[start Task inputs]

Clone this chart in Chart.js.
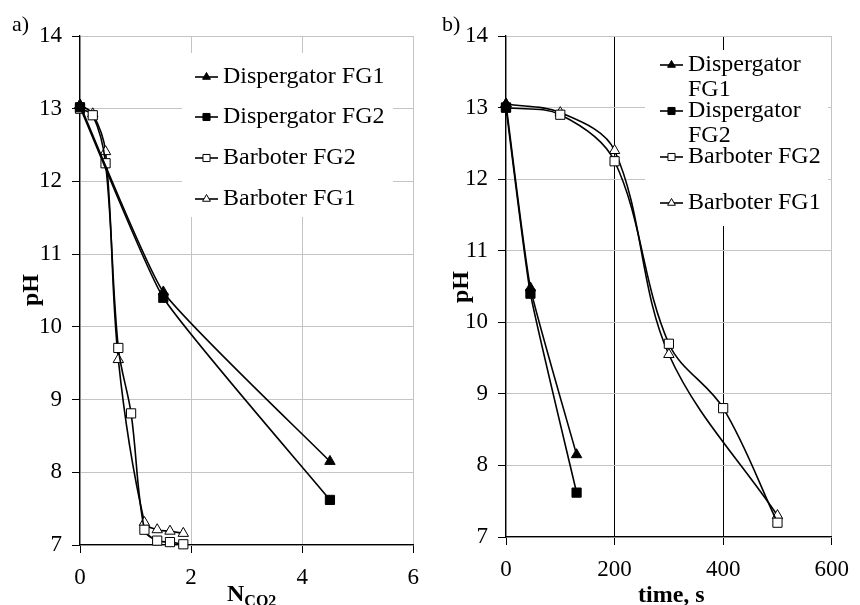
<!DOCTYPE html>
<html>
<head>
<meta charset="utf-8">
<title>pH curves</title>
<script src="https://cdn.jsdelivr.net/npm/chart.js"></script>
<style>
  body { margin: 0; background: #fff; }
  #wrap { position: relative; width: 860px; height: 605px; overflow: hidden; font-family: "Liberation Serif", "Times New Roman", serif; color: #000; }
  canvas { position: absolute; top: 0; }
  .lbl { position: absolute; white-space: nowrap; line-height: 24px; font-size: 24px; }
  .bold { font-weight: bold; }
  .rot { transform: translate(-50%, -50%) rotate(-90deg); }
  sub { font-size: 16px; vertical-align: -5px; line-height: 0; }
</style>
</head>
<body>
<div id="wrap">
  <canvas id="chartA" width="430" height="605" style="left:0"></canvas>
  <canvas id="chartB" width="430" height="605" style="left:430px"></canvas>
  <div class="lbl" style="left:12px;top:12px;font-size:22px">a)</div>
  <div class="lbl" style="left:442px;top:12px;font-size:22px">b)</div>
  <div class="lbl bold rot" style="left:30px;top:290px">pH</div>
  <div class="lbl bold rot" style="left:460px;top:287px">pH</div>
  <div class="lbl bold" style="left:227px;top:581px">N<sub>CO2</sub></div>
  <div class="lbl bold" style="left:638px;top:582px">time, s</div>
</div>

<script>
// ---- data: a) pH vs N_CO2 ----
var nDispFG1 = [0, 1.5, 4.5];
var phDispFG1 = [13.05, 10.48, 8.15];
var nDispFG2 = [0, 1.5, 4.5];
var phDispFG2 = [13.02, 10.4, 7.62];
var nBarbFG2 = [0, 0.23, 0.46, 0.69, 0.92, 1.16, 1.39, 1.62, 1.86];
var phBarbFG2 = [13.0, 12.91, 12.25, 9.71, 8.81, 7.21, 7.06, 7.04, 7.01];
var nBarbFG1 = [0, 0.23, 0.46, 0.69, 1.16, 1.39, 1.62, 1.86];
var phBarbFG1 = [13.05, 12.93, 12.41, 9.55, 7.31, 7.21, 7.19, 7.16];

// ---- data: b) pH vs time ----
var tDispFG1 = [0, 45, 130];
var tphDispFG1 = [13.05, 10.48, 8.15];
var tDispFG2 = [0, 45, 130];
var tphDispFG2 = [13.0, 10.4, 7.62];
var tBarbFG2 = [0, 100, 200, 300, 400, 500];
var tphBarbFG2 = [13.0, 12.9, 12.25, 9.7, 8.8, 7.2];
var tBarbFG1 = [0, 100, 200, 300, 500];
var tphBarbFG1 = [13.05, 12.93, 12.4, 9.55, 7.3];

var seriesNames = ['Dispergator FG1', 'Dispergator FG2', 'Barboter FG2', 'Barboter FG1'];
var xTicksA = [0, 2, 4, 6];
var xTicksB = [0, 200, 400, 600];
var yTicks = [7, 8, 9, 10, 11, 12, 13, 14];

var FONT = "'Liberation Serif', 'Times New Roman', serif";

function pts(xs, ys) {
    var out = [];
    for (var i = 0; i < xs.length; i++) out.push({x: xs[i], y: ys[i]});
    return out;
}

// marker look for each series (filled / open triangle, square)
var markerStyle = [
    {pointStyle: 'triangle', fill: '#000', radius: 6},
    {pointStyle: 'rect', fill: '#000', radius: 6.5},
    {pointStyle: 'rect', fill: '#fff', radius: 6.5},
    {pointStyle: 'triangle', fill: '#fff', radius: 6}
];

function makeDatasets(groups) {
    return groups.map(function (g, i) {
        var m = markerStyle[i];
        return {
            label: seriesNames[i],
            data: pts(g[0], g[1]),
            showLine: true,
            borderColor: '#000',
            borderWidth: 1.6,
            tension: i < 2 ? 0.15 : 0.35,
            pointStyle: m.pointStyle,
            pointRadius: m.radius,
            pointBackgroundColor: m.fill,
            pointBorderColor: '#000',
            pointBorderWidth: 1,
            clip: false
        };
    });
}

// legend drawn inside the plot, excel style (line + marker + text)
var boxLegend = {
    id: 'boxLegend',
    afterDraw: function (chart) {
        var o = chart.options.plugins.boxLegend;
        if (!o) return;
        var ctx = chart.ctx;
        ctx.save();
        ctx.fillStyle = '#fff';
        ctx.fillRect(o.x, o.y, o.w, o.h);
        ctx.font = '24px ' + FONT;
        ctx.textBaseline = 'middle';
        ctx.textAlign = 'left';
        for (var i = 0; i < seriesNames.length; i++) {
            var y = o.rows[i];
            ctx.strokeStyle = '#000';
            ctx.lineWidth = 1.6;
            ctx.beginPath();
            ctx.moveTo(o.lineX, y);
            ctx.lineTo(o.lineX + 23, y);
            ctx.stroke();
            var m = markerStyle[i];
            ctx.fillStyle = m.fill;
            ctx.lineWidth = 1;
            Chart.helpers.drawPoint(ctx, {pointStyle: m.pointStyle, radius: m.radius - 1.5, rotation: 0, borderWidth: 1}, o.lineX + 11.5, y);
            ctx.fillStyle = '#000';
            var lines = o.text[i];
            for (var k = 0; k < lines.length; k++) {
                ctx.fillText(lines[k], o.textX, y + k * 25);
            }
        }
        ctx.restore();
    }
};

function makeChart(id, groups, xMax, xStep, xTicks, area, legend, darkX) {
    var canvas = document.getElementById(id);
    return new Chart(canvas, {
        type: 'scatter',
        data: {datasets: makeDatasets(groups)},
        plugins: [boxLegend],
        options: {
            responsive: false,
            animation: false,
            layout: {padding: {top: area.top, right: area.right, left: 0, bottom: 0}},
            plugins: {
                legend: {display: false},
                tooltip: {enabled: false},
                boxLegend: legend
            },
            scales: {
                x: {
                    type: 'linear', min: 0, max: xMax,
                    afterFit: function (s) { s.height = area.xh; },
                    afterBuildTicks: function (s) { s.ticks = xTicks.map(function (v) { return {value: v}; }); },
                    ticks: {stepSize: xStep, color: '#000', padding: 11, font: {family: FONT, size: 23}},
                    grid: {
                        color: function (c) { return darkX && c.tick && c.tick.value > 0 && c.tick.value < xMax ? '#000' : '#c4c4c4'; },
                        tickColor: '#000', tickLength: 8, lineWidth: 1
                    },
                    border: {color: '#000', width: 1.3}
                },
                y: {
                    min: 7, max: 14,
                    afterFit: function (s) { s.width = area.yw; },
                    afterBuildTicks: function (s) { s.ticks = yTicks.map(function (v) { return {value: v}; }); },
                    ticks: {stepSize: 1, color: '#000', padding: 10, font: {family: FONT, size: 23}},
                    grid: {color: '#c4c4c4', tickColor: '#000', tickLength: 8, lineWidth: 1},
                    border: {color: '#000', width: 1.3}
                }
            }
        }
    });
}

makeChart('chartA',
    [[nDispFG1, phDispFG1], [nDispFG2, phDispFG2], [nBarbFG2, phBarbFG2], [nBarbFG1, phBarbFG1]],
    6, 2, xTicksA,
    {top: 36, right: 10, yw: 80, xh: 60},
    {x: 182, y: 53, w: 211, h: 164, lineX: 195, textX: 223, rows: [77, 117, 158, 199],
     text: [['Dispergator FG1'], ['Dispergator FG2'], ['Barboter FG2'], ['Barboter FG1']]},
    false);

makeChart('chartB',
    [[tDispFG1, tphDispFG1], [tDispFG2, tphDispFG2], [tBarbFG2, tphBarbFG2], [tBarbFG1, tphBarbFG1]],
    600, 200, xTicksB,
    {top: 36, right: 23, yw: 76, xh: 68},
    {x: 215, y: 50, w: 183, h: 176, lineX: 230, textX: 258, rows: [65, 111, 157, 203],
     text: [['Dispergator', 'FG1'], ['Dispergator', 'FG2'], ['Barboter FG2'], ['Barboter FG1']]},
    true);
</script>
</body>
</html>
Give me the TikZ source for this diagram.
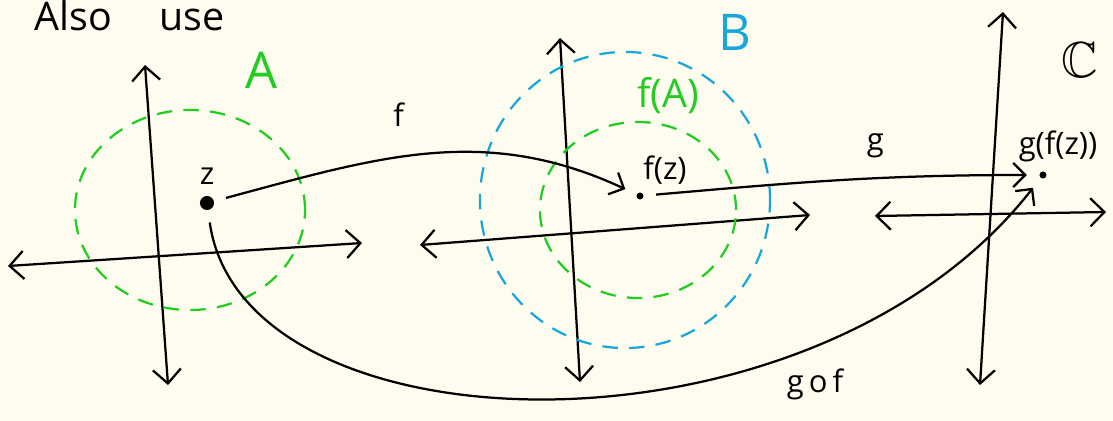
\documentclass[tikz,border=0pt]{standalone}
\usepackage{fontspec}
\usepackage{amssymb}
\setmainfont{Open Sans}
\usetikzlibrary{arrows.meta}

\definecolor{paper}{HTML}{FEFCEF}
\definecolor{setgreen}{HTML}{22CC22}
\definecolor{setblue}{HTML}{1BA6DA}

\tikzset{
    axis/.style={black,line width=1.6pt,{Straight Barb[length=3.5mm,width=7mm]}-{Straight Barb[length=3.5mm,width=7mm]}},
    map/.style={black,line width=1.6pt,-{Straight Barb[length=3mm,width=6mm]}},
    region/.style={line width=1.6pt,dash pattern=on 11pt off 8pt},
    pt/.style={circle,fill=black,inner sep=0pt,minimum size=#1,outer sep=9pt},
    hand/.style={font=\fontsize{22}{24}\selectfont},
    big/.style={font=\fontsize{36}{38}\selectfont}
}

\begin{document}
\begin{tikzpicture}[x=0.025cm,y=-0.025cm]
        \fill[paper] (0,0) rectangle (1113,421);
        \useasboundingbox (0,0) rectangle (1113,421);

        \node[font=\fontsize{28}{30}\selectfont,anchor=base west] (title) at (30,30) {Also\hspace{1.2em}use};

        % the three planes
        \coordinate (aN) at (145,65);
        \coordinate (aS) at (168,385);
        \coordinate (aW) at (8,266);
        \coordinate (aE) at (362,243);
        \coordinate (bN) at (560,38);
        \coordinate (bS) at (580,382);
        \coordinate (bW) at (420,245);
        \coordinate (bE) at (810,215);
        \coordinate (cN) at (1003,12);
        \coordinate (cS) at (980,385);
        \coordinate (cW) at (875,216);
        \coordinate (cE) at (1106,212);

        \draw[axis] (aS) -- (aN);
        \draw[axis] (aW) -- (aE);
        \draw[axis] (bS) -- (bN);
        \draw[axis] (bW) -- (bE);
        \draw[axis] (cS) -- (cN);
        \draw[axis] (cW) -- (cE);

        % sets
        \draw[region,setgreen] (190,210) ellipse [x radius=2.875cm,y radius=2.5cm];
        \draw[region,setblue] (625,200) ellipse [x radius=3.625cm,y radius=3.7cm];
        \draw[region,setgreen] (638,210) ellipse [x radius=2.45cm,y radius=2.2cm];

        \node[big,setgreen] (lA) at (262,70) {A};
        \node[big,setblue] (lB) at (735,32) {B};
        \node[hand,setgreen,font=\fontsize{28}{30}\selectfont] (lfA) at (668,96) {f(A)};
        \node[big] (lC) at (1080,60) {$\mathbb{C}$};

        % points
        \node[pt=10pt] (z) at (207,203) {};
        \node[pt=5pt] (fz) at (640,196) {};
        \node[pt=5pt] (gfz) at (1043,175) {};
        \node[hand] (lz) at (207,176) {z};
        \node[hand] (lfz) at (665,170) {f(z)};
        \node[hand] (lgfz) at (1058,146) {g(f(z))};

        % maps
        \draw[map] (z) to[out=15,in=155] node[pos=0.42,above=18pt,hand] (lf) {f} (fz);
        \draw[map] (fz) to[out=5,in=180] node[pos=0.6,above=10pt,hand] (lg) {g} (gfz);
        \draw[map] (z) to[out=-82,in=-128,out distance=5.9cm,in distance=9cm] (gfz);
        \node[hand] (lgf) at (815,384) {g\,o\,f};
    \end{tikzpicture}
\end{document}
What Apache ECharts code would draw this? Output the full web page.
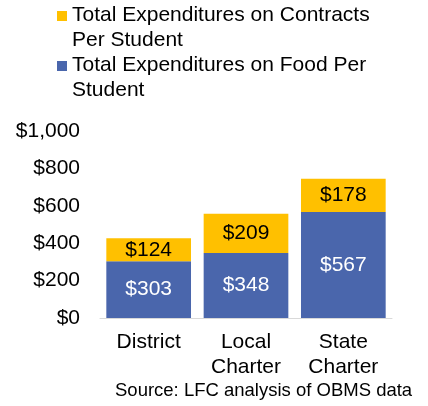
<!DOCTYPE html>
<html>
<head>
<meta charset="utf-8">
<script src="https://cdn.jsdelivr.net/npm/echarts@6/dist/echarts.min.js"></script>
<style>html,body{margin:0;padding:0;background:#fff}#c{width:428px;height:406px}</style>
</head>
<body>
<div id="c"></div>
<script>
var categories = ['District', 'Local\nCharter', 'State\nCharter'];
var foodValues = [303, 348, 567];
var contractValues = [124, 209, 178];
var seriesNames = ['Total Expenditures on Food Per\nStudent', 'Total Expenditures on Contracts\nPer Student'];
var sourceNote = 'Source: LFC analysis of OBMS data';

var FONT = '"Liberation Sans", Arial, sans-serif';
var chart = echarts.init(document.getElementById('c'), null, {renderer: 'canvas'});
var iconPath = 'path://M0,0L10,0M0,8L10,8L10,18L0,18ZM0,50L10,50';
chart.setOption({
  animation: false,
  textStyle: {fontFamily: FONT},
  legend: {
    orient: 'vertical',
    left: 57,
    top: 3,
    padding: 0,
    itemGap: 0,
    itemWidth: 10,
    itemHeight: 50,
    data: [
      {name: seriesNames[1], icon: iconPath},
      {name: seriesNames[0], icon: iconPath}
    ],
    textStyle: {fontFamily: FONT, fontSize: 21, lineHeight: 25, color: '#000'}
  },
  grid: {left: 100, right: 36, top: 131, bottom: 88, containLabel: false},
  xAxis: {
    type: 'category',
    data: categories,
    axisTick: {show: false},
    axisLine: {lineStyle: {color: '#D9D9D9', width: 1}},
    axisLabel: {fontFamily: FONT, fontSize: 21, lineHeight: 25, color: '#000', margin: 12}
  },
  yAxis: {
    type: 'value',
    min: 0, max: 1000, interval: 200,
    splitLine: {show: false},
    axisLine: {show: false},
    axisTick: {show: false},
    axisLabel: {
      fontFamily: FONT, fontSize: 21, color: '#000', margin: 20,
      formatter: function (v) { return '$' + v.toLocaleString('en-US'); }
    }
  },
  series: [
    {
      name: seriesNames[0], type: 'bar', stack: 'a', data: foodValues,
      barCategoryGap: '13%',
      itemStyle: {color: '#4A66AC'},
      label: {show: true, position: 'inside', fontFamily: FONT, fontSize: 21, color: '#fff',
        formatter: function (p) { return '$' + p.value; }}
    },
    {
      name: seriesNames[1], type: 'bar', stack: 'a', data: contractValues,
      barCategoryGap: '13%',
      itemStyle: {color: '#FFC000'},
      label: {show: true, position: 'inside', fontFamily: FONT, fontSize: 21, color: '#000',
        formatter: function (p) { return '$' + p.value; }}
    }
  ],
  graphic: [{
    type: 'text', left: 115, top: 381,
    style: {text: sourceNote, font: '18.5px ' + FONT, fill: '#000'}
  }]
});
</script>
</body>
</html>
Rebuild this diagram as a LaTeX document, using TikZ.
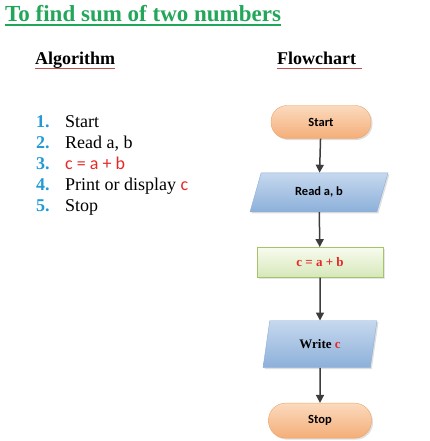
\documentclass[tikz,border=0pt]{standalone}
\usepackage{fontspec}
\setmainfont{Liberation Serif}
\newfontfamily\calibri{Carlito}
\usetikzlibrary{positioning,shapes.geometric,shadows,arrows.meta}
\definecolor{titlegreen}{RGB}{34,166,90}
\definecolor{linered}{RGB}{192,80,77}
\definecolor{numblue}{RGB}{35,155,210}
\definecolor{algred}{RGB}{230,40,40}
\definecolor{arrowgray}{RGB}{60,60,60}
\begin{document}
\begin{tikzpicture}[x=1pt,y=1pt,>={Triangle[length=8pt,width=8pt]},
		heading/.style={anchor=base west, inner sep=0pt, font=\fontsize{18}{22}\selectfont\bfseries},
		listnum/.style={anchor=base west, inner sep=0pt, text=numblue, font=\fontsize{18}{22}\selectfont\bfseries},
		listitem/.style={anchor=base west, inner sep=0pt, font=\fontsize{18}{22}\selectfont},
		terminal/.style={rectangle, rounded corners=16pt, minimum width=100pt, minimum height=33pt, draw={rgb,255:red,238;green,165;blue,105}, top color={rgb,255:red,251;green,218;blue,190}, bottom color={rgb,255:red,244;green,174;blue,120}, drop shadow={opacity=0.25, shadow xshift=1.5pt, shadow yshift=-1.5pt}, font=\calibri\fontsize{12.5}{14}\selectfont\bfseries},
		iobox/.style={trapezium, trapezium stretches body, draw={rgb,255:red,140;green,175;blue,215}, top color={rgb,255:red,198;green,216;blue,238}, bottom color={rgb,255:red,140;green,176;blue,218}, drop shadow={opacity=0.25, shadow xshift=1.5pt, shadow yshift=-1.5pt}, font=\fontsize{13}{15}\selectfont\bfseries},
		procbox/.style={rectangle, minimum width=126pt, minimum height=30pt, draw={rgb,255:red,165;green,196;blue,105}, top color={rgb,255:red,248;green,251;blue,238}, bottom color={rgb,255:red,214;green,232;blue,186}, drop shadow={opacity=0.2, shadow xshift=1.5pt, shadow yshift=-1.5pt}, font=\fontsize{13}{15}\selectfont\bfseries},
		flow/.style={draw, ->, arrowgray, line width=1.5pt}]
	\useasboundingbox (0,0) rectangle (430,-441);

	% title and headings
	\node[heading, text=titlegreen, font=\fontsize{23}{27}\selectfont\bfseries] (title) at (5,-22) {To find sum of two numbers};
	\draw[titlegreen, line width=2pt] ([yshift=-3pt]title.base west) -- ([yshift=-3pt]title.base east);
	\node[heading] (alg) at (35,-65) {Algorithm};
	\draw[linered, line width=1pt] ([yshift=-3.5pt]alg.base west) -- ([yshift=-3.5pt]alg.base east);
	\node[heading] (fc) at (277,-65) {Flowchart};
	\draw[linered, line width=1pt] ([yshift=-3.5pt]fc.base west) -- ([yshift=-3.5pt,xshift=6pt]fc.base east);

	% algorithm steps
	\foreach \i/\t in {1/Start, 2/{Read a, b}, 3/{\textcolor{algred}{\calibri c = a + b}}, 4/{Print or display \textcolor{algred}{\calibri c}}, 5/Stop}{
		\node[listnum] (num\i) at (36,-106-21*\i) {\i.};
		\node[listitem] (item\i) at (65,-106-21*\i) {\t};
	}

	% flowchart
	\node[terminal] (start) at (321,-122) {Start};
	\node[iobox, trapezium left angle=57, trapezium right angle=123, minimum width=138pt, minimum height=39pt, below=34pt of start, xshift=-2pt, font=\calibri\fontsize{12.5}{14}\selectfont\bfseries] (read) {Read a, b};
	\node[procbox, below=35pt of read, xshift=1pt, text=algred] (sum) {c = a + b};
	\node[iobox, trapezium left angle=67, trapezium right angle=113, minimum width=114pt, minimum height=47pt, below=43pt of sum] (write) {Write \textcolor{algred}{c}};
	\node[terminal, below=35pt of write, minimum width=103pt, minimum height=35pt, rounded corners=17pt] (stop) {Stop};

	\path[flow] (start) -- (read);
	\path[flow] (read) -- (sum);
	\path[flow] (sum) -- (write);
	\path[flow] (write) -- (stop);
\end{tikzpicture}
\end{document}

[end Task inputs]

• _Task statement_:
Among the entries above, locate the line with "Rebuild this diagram" and the line with "(0,0) rectangle (430,-441);". Give those two lines and all lines between them again, exactly, leaving out the pictures.

• _Problem solution_:
Rebuild this diagram as a LaTeX document, using TikZ.
\documentclass[tikz,border=0pt]{standalone}
\usepackage{fontspec}
\setmainfont{Liberation Serif}
\newfontfamily\calibri{Carlito}
\usetikzlibrary{positioning,shapes.geometric,shadows,arrows.meta}
\definecolor{titlegreen}{RGB}{34,166,90}
\definecolor{linered}{RGB}{192,80,77}
\definecolor{numblue}{RGB}{35,155,210}
\definecolor{algred}{RGB}{230,40,40}
\definecolor{arrowgray}{RGB}{60,60,60}
\begin{document}
\begin{tikzpicture}[x=1pt,y=1pt,>={Triangle[length=8pt,width=8pt]},
		heading/.style={anchor=base west, inner sep=0pt, font=\fontsize{18}{22}\selectfont\bfseries},
		listnum/.style={anchor=base west, inner sep=0pt, text=numblue, font=\fontsize{18}{22}\selectfont\bfseries},
		listitem/.style={anchor=base west, inner sep=0pt, font=\fontsize{18}{22}\selectfont},
		terminal/.style={rectangle, rounded corners=16pt, minimum width=100pt, minimum height=33pt, draw={rgb,255:red,238;green,165;blue,105}, top color={rgb,255:red,251;green,218;blue,190}, bottom color={rgb,255:red,244;green,174;blue,120}, drop shadow={opacity=0.25, shadow xshift=1.5pt, shadow yshift=-1.5pt}, font=\calibri\fontsize{12.5}{14}\selectfont\bfseries},
		iobox/.style={trapezium, trapezium stretches body, draw={rgb,255:red,140;green,175;blue,215}, top color={rgb,255:red,198;green,216;blue,238}, bottom color={rgb,255:red,140;green,176;blue,218}, drop shadow={opacity=0.25, shadow xshift=1.5pt, shadow yshift=-1.5pt}, font=\fontsize{13}{15}\selectfont\bfseries},
		procbox/.style={rectangle, minimum width=126pt, minimum height=30pt, draw={rgb,255:red,165;green,196;blue,105}, top color={rgb,255:red,248;green,251;blue,238}, bottom color={rgb,255:red,214;green,232;blue,186}, drop shadow={opacity=0.2, shadow xshift=1.5pt, shadow yshift=-1.5pt}, font=\fontsize{13}{15}\selectfont\bfseries},
		flow/.style={draw, ->, arrowgray, line width=1.5pt}]
	\useasboundingbox (0,0) rectangle (430,-441);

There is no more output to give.